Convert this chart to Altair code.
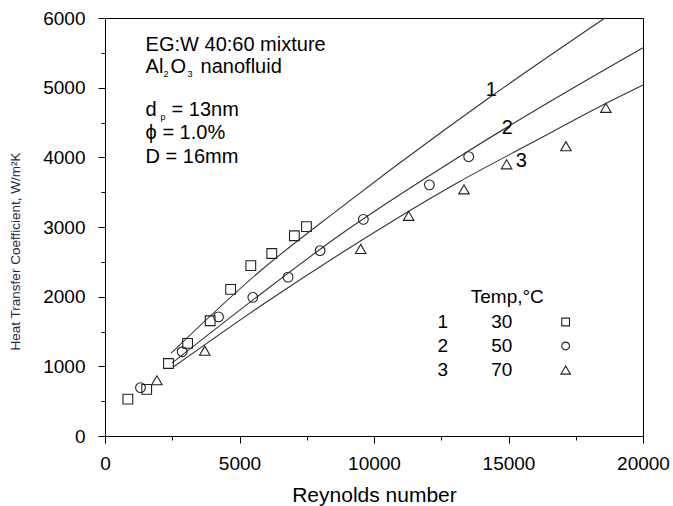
import altair as alt
import pandas as pd

# ---------------- data ----------------
sq_re = [850, 1550, 2360, 3070, 3910, 4670, 5420, 6200, 7040, 7490]
sq_h = [530, 670, 1040, 1330, 1655, 2105, 2445, 2620, 2875, 3005]

ci_re = [1320, 2870, 4220, 5495, 6805, 7995, 9605, 12060, 13520]
ci_h = [695, 1210, 1710, 1990, 2280, 2660, 3110, 3605, 4010]

tr_re = [1930, 3710, 9505, 11290, 13345, 14930, 17135, 18620]
tr_h = [800, 1225, 2685, 3160, 3540, 3900, 4160, 4710]

l1_re = [2460, 5740, 8730, 12615, 14165, 18585]
l1_h = [1190, 2358, 3268, 4392, 4823, 6000]
l2_re = [2500, 5740, 8730, 13170, 16640, 20000]
l2_h = [1050, 2024, 2885, 4009, 4823, 5574]
l3_re = [2540, 6115, 8730, 13170, 15775, 18870, 20000]
l3_h = [990, 1952, 2612, 3650, 4190, 4823, 5038]

x_ticks = [0, 2500, 5000, 7500, 10000, 12500, 15000, 17500, 20000]
y_ticks = [0, 500, 1000, 1500, 2000, 2500, 3000, 3500, 4000, 4500, 5000, 5500, 6000]

legend_ids = ["1", "2", "3"]
legend_temps = ["30", "50", "70"]

# ---------------- style ----------------
FONT = "Liberation Sans"
FS = 19
AFS = 20

X = alt.X(
    "x:Q",
    scale=alt.Scale(domain=[0, 20000], nice=False, zero=False),
    axis=alt.Axis(
        values=x_ticks,
        labelExpr="datum.value % 5000 == 0 ? format(datum.value, 'd') : ''",
        tickSize={"condition": {"test": "datum.value % 5000 == 0", "value": 7}, "value": 4},
        labelPadding=11,
        labelFlush=False,
        title="Reynolds number",
        titleFontSize=21,
        titlePadding=11,
    ),
)
Y = alt.Y(
    "y:Q",
    scale=alt.Scale(domain=[0, 6000], nice=False, zero=False),
    axis=alt.Axis(
        values=y_ticks,
        labelExpr="datum.value % 1000 == 0 ? format(datum.value, 'd') : ''",
        tickSize={"condition": {"test": "datum.value % 1000 == 0", "value": 7}, "value": 4},
        labelPadding=13,
        labelFlush=False,
        title="Heat Transfer Coefficient, W/m\u00b2K",
        titleFontSize=13.5,
        titleColor="#1b2747",
        titleX=-90,
        titleY=233,
        titleBaseline="middle",
        titleAlign="center",
    ),
)


def pts(xs, ys, shape, size):
    df = pd.DataFrame({"x": xs, "y": ys})
    return alt.Chart(df).mark_point(
        shape=shape, filled=False, color="#222222", strokeWidth=1.1, size=size, opacity=1
    ).encode(x=X, y=Y)


def line(xs, ys):
    df = pd.DataFrame({"x": xs, "y": ys})
    return alt.Chart(df).mark_line(
        interpolate="monotone", color="#333333", strokeWidth=1.1
    ).encode(x=X, y=Y)


def txt(x, y, s, size=AFS, dx=0, dy=0, align="left"):
    df = pd.DataFrame({"x": [x], "y": [y], "t": [s]})
    return alt.Chart(df).mark_text(
        align=align, baseline="middle", font=FONT, fontSize=size,
        color="black", dx=dx, dy=dy
    ).encode(x=X, y=Y, text="t:N")


layers = [
    line(l1_re, l1_h),
    line(l2_re, l2_h),
    line(l3_re, l3_h),
    pts(sq_re, sq_h, "square", 95),
    pts(ci_re, ci_h, "circle", 95),
    pts(tr_re, tr_h, "triangle-up", 110),
]

# annotations (data coordinates)
ax = 1510
layers += [
    txt(ax, 5612, "EG:W 40:60 mixture"),
    txt(ax, 5296, "Al"),
    txt(ax, 5296, "2", size=9, dx=18, dy=7),
    txt(ax, 5296, "O", dx=25),
    txt(ax, 5296, "3", size=9, dx=42, dy=7),
    txt(ax, 5296, "nanofluid", dx=55),
    txt(ax, 4679, "d"),
    txt(ax, 4679, "p", size=9, dx=15, dy=7),
    txt(ax, 4679, "= 13nm", dx=26),
    txt(ax, 4349, "\u03d5 = 1.0%"),
    txt(ax, 4005, "D = 16mm"),
    txt(14361, 4966, "1", align="center"),
    txt(14955, 4421, "2", align="center"),
    txt(15480, 3947, "3", align="center"),
    txt(14955, 1995, "Temp,\u00b0C", size=FS, align="center"),
]
row_y = [1636, 1292, 947]
for i in range(3):
    layers.append(txt(12556, row_y[i], legend_ids[i], size=FS, align="center"))
    layers.append(txt(14747, row_y[i], legend_temps[i], size=FS, align="center"))
layers.append(pts([17124], [row_y[0]], "square", 60))
layers.append(pts([17124], [row_y[1]], "circle", 60))
layers.append(pts([17124], [row_y[2]], "triangle-up", 90))

chart = (
    alt.layer(*layers)
    .properties(
        width=538,
        height=418,
        autosize="none",
        padding={"left": 105, "top": 18, "right": 30, "bottom": 70},
        background="white",
    )
    .configure_view(stroke="black", strokeWidth=1)
    .configure_axis(
        grid=False,
        domainColor="black",
        domainWidth=1,
        tickColor="black",
        tickWidth=1,
        labelFont=FONT,
        labelFontSize=FS,
        labelColor="black",
        titleFont=FONT,
        titleFontWeight="normal",
        titleColor="black",
    )
)

chart.save("out.html", embed_options={"renderer": "svg", "actions": False})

####

> [What is being asked]: Retype everything in the material word for word, minus pictures.

> [Response below]:
Convert this chart to Altair code.
import altair as alt
import pandas as pd

# ---------------- data ----------------
sq_re = [850, 1550, 2360, 3070, 3910, 4670, 5420, 6200, 7040, 7490]
sq_h = [530, 670, 1040, 1330, 1655, 2105, 2445, 2620, 2875, 3005]

ci_re = [1320, 2870, 4220, 5495, 6805, 7995, 9605, 12060, 13520]
ci_h = [695, 1210, 1710, 1990, 2280, 2660, 3110, 3605, 4010]

tr_re = [1930, 3710, 9505, 11290, 13345, 14930, 17135, 18620]
tr_h = [800, 1225, 2685, 3160, 3540, 3900, 4160, 4710]

l1_re = [2460, 5740, 8730, 12615, 14165, 18585]
l1_h = [1190, 2358, 3268, 4392, 4823, 6000]
l2_re = [2500, 5740, 8730, 13170, 16640, 20000]
l2_h = [1050, 2024, 2885, 4009, 4823, 5574]
l3_re = [2540, 6115, 8730, 13170, 15775, 18870, 20000]
l3_h = [990, 1952, 2612, 3650, 4190, 4823, 5038]

x_ticks = [0, 2500, 5000, 7500, 10000, 12500, 15000, 17500, 20000]
y_ticks = [0, 500, 1000, 1500, 2000, 2500, 3000, 3500, 4000, 4500, 5000, 5500, 6000]

legend_ids = ["1", "2", "3"]
legend_temps = ["30", "50", "70"]

# ---------------- style ----------------
FONT = "Liberation Sans"
FS = 19
AFS = 20

X = alt.X(
    "x:Q",
    scale=alt.Scale(domain=[0, 20000], nice=False, zero=False),
    axis=alt.Axis(
        values=x_ticks,
        labelExpr="datum.value % 5000 == 0 ? format(datum.value, 'd') : ''",
        tickSize={"condition": {"test": "datum.value % 5000 == 0", "value": 7}, "value": 4},
        labelPadding=11,
        labelFlush=False,
        title="Reynolds number",
        titleFontSize=21,
        titlePadding=11,
    ),
)
Y = alt.Y(
    "y:Q",
    scale=alt.Scale(domain=[0, 6000], nice=False, zero=False),
    axis=alt.Axis(
        values=y_ticks,
        labelExpr="datum.value % 1000 == 0 ? format(datum.value, 'd') : ''",
        tickSize={"condition": {"test": "datum.value % 1000 == 0", "value": 7}, "value": 4},
        labelPadding=13,
        labelFlush=False,
        title="Heat Transfer Coefficient, W/m\u00b2K",
        titleFontSize=13.5,
        titleColor="#1b2747",
        titleX=-90,
        titleY=233,
        titleBaseline="middle",
        titleAlign="center",
    ),
)


def pts(xs, ys, shape, size):
    df = pd.DataFrame({"x": xs, "y": ys})
    return alt.Chart(df).mark_point(
        shape=shape, filled=False, color="#222222", strokeWidth=1.1, size=size, opacity=1
    ).encode(x=X, y=Y)


def line(xs, ys):
    df = pd.DataFrame({"x": xs, "y": ys})
    return alt.Chart(df).mark_line(
        interpolate="monotone", color="#333333", strokeWidth=1.1
    ).encode(x=X, y=Y)


def txt(x, y, s, size=AFS, dx=0, dy=0, align="left"):
    df = pd.DataFrame({"x": [x], "y": [y], "t": [s]})
    return alt.Chart(df).mark_text(
        align=align, baseline="middle", font=FONT, fontSize=size,
        color="black", dx=dx, dy=dy
    ).encode(x=X, y=Y, text="t:N")


layers = [
    line(l1_re, l1_h),
    line(l2_re, l2_h),
    line(l3_re, l3_h),
    pts(sq_re, sq_h, "square", 95),
    pts(ci_re, ci_h, "circle", 95),
    pts(tr_re, tr_h, "triangle-up", 110),
]

# annotations (data coordinates)
ax = 1510
layers += [
    txt(ax, 5612, "EG:W 40:60 mixture"),
    txt(ax, 5296, "Al"),
    txt(ax, 5296, "2", size=9, dx=18, dy=7),
    txt(ax, 5296, "O", dx=25),
    txt(ax, 5296, "3", size=9, dx=42, dy=7),
    txt(ax, 5296, "nanofluid", dx=55),
    txt(ax, 4679, "d"),
    txt(ax, 4679, "p", size=9, dx=15, dy=7),
    txt(ax, 4679, "= 13nm", dx=26),
    txt(ax, 4349, "\u03d5 = 1.0%"),
    txt(ax, 4005, "D = 16mm"),
    txt(14361, 4966, "1", align="center"),
    txt(14955, 4421, "2", align="center"),
    txt(15480, 3947, "3", align="center"),
    txt(14955, 1995, "Temp,\u00b0C", size=FS, align="center"),
]
row_y = [1636, 1292, 947]
for i in range(3):
    layers.append(txt(12556, row_y[i], legend_ids[i], size=FS, align="center"))
    layers.append(txt(14747, row_y[i], legend_temps[i], size=FS, align="center"))
layers.append(pts([17124], [row_y[0]], "square", 60))
layers.append(pts([17124], [row_y[1]], "circle", 60))
layers.append(pts([17124], [row_y[2]], "triangle-up", 90))

chart = (
    alt.layer(*layers)
    .properties(
        width=538,
        height=418,
        autosize="none",
        padding={"left": 105, "top": 18, "right": 30, "bottom": 70},
        background="white",
    )
    .configure_view(stroke="black", strokeWidth=1)
    .configure_axis(
        grid=False,
        domainColor="black",
        domainWidth=1,
        tickColor="black",
        tickWidth=1,
        labelFont=FONT,
        labelFontSize=FS,
        labelColor="black",
        titleFont=FONT,
        titleFontWeight="normal",
        titleColor="black",
    )
)

chart.save("out.html", embed_options={"renderer": "svg", "actions": False})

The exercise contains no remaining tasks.